The film opens on a parody of Disney musicals (and is written by Oscar winner Alan Menkin), which starts off light and whimsical with characters singing through different styles as we see each food aisle, before a chorus by Nazi-garbed, goose-stepping sauerkraut singing about “killing the Juice”. From then, it doesn’t let up.
The voice acting is phenomenal. Seth Rogen is, as always, his dry, stoner self, and Kristen Wiig continues to be one of the funniest comedians working. Nick Kroll was absolutely superb as Douche, and just got more unhinged and douche-y as the film progressed and Douche went deeper and deeper off the deep end (just wait until you see how he first juices up). Bill Hader plays several characters (Native American whiskey bottle Firewater; the abso-fucking-lutely hilarious Tequila; and El Guaco), and it’s almost a shame that Danny McBride (and several others like Anders Holm, who was a pleasant surprise) only play one character each. Perhaps their voices are too recognizable, but I was hoping they’d reappear as different characters.

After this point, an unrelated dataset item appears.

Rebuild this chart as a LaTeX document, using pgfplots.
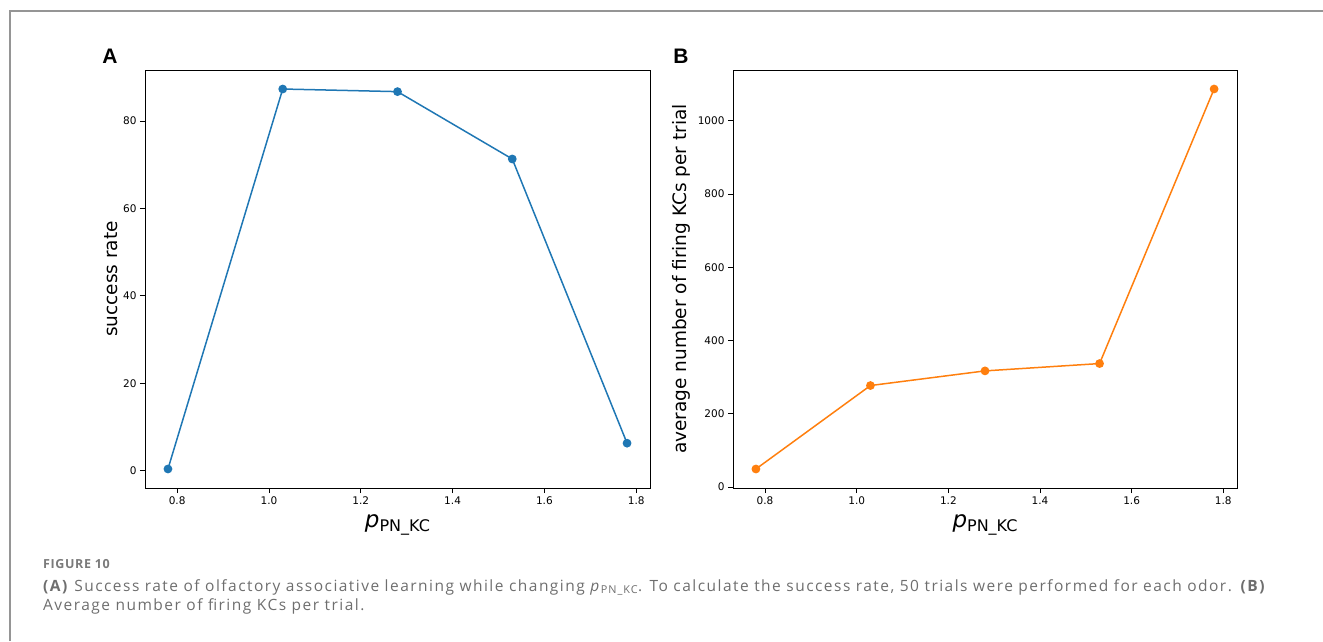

Hell, that might just be the only caveat I had with the movie: its voice actors were so great, I just wanted them back. However, Selma Hayek plays taco Teresa in both a sincere, and utterly hilarious way (her Spanish cursing-out of Douche was brilliant), and any movie that allows Michael Cera to curse up a storm and be this delightfully, refreshingly offensive is perfect (even still, my girlfriend and I constantly quote his back-handed compliment to a deformed and crushed hot dog bun, “I like your face. It’s interesting. I love how it just, like, gives up halfway through.”)
The film ends on a very meta moment, one that calls back to the Lego Movie’s theme, and it leaves a very interesting door open for a sequel, about which I’m all over. I can’t possibly recommend Sausage Party enough, and will be setting aside time to catch it a second time as well. 4/5 Peeled-off Banana Faces.
Sausage Party is playing in theaters now.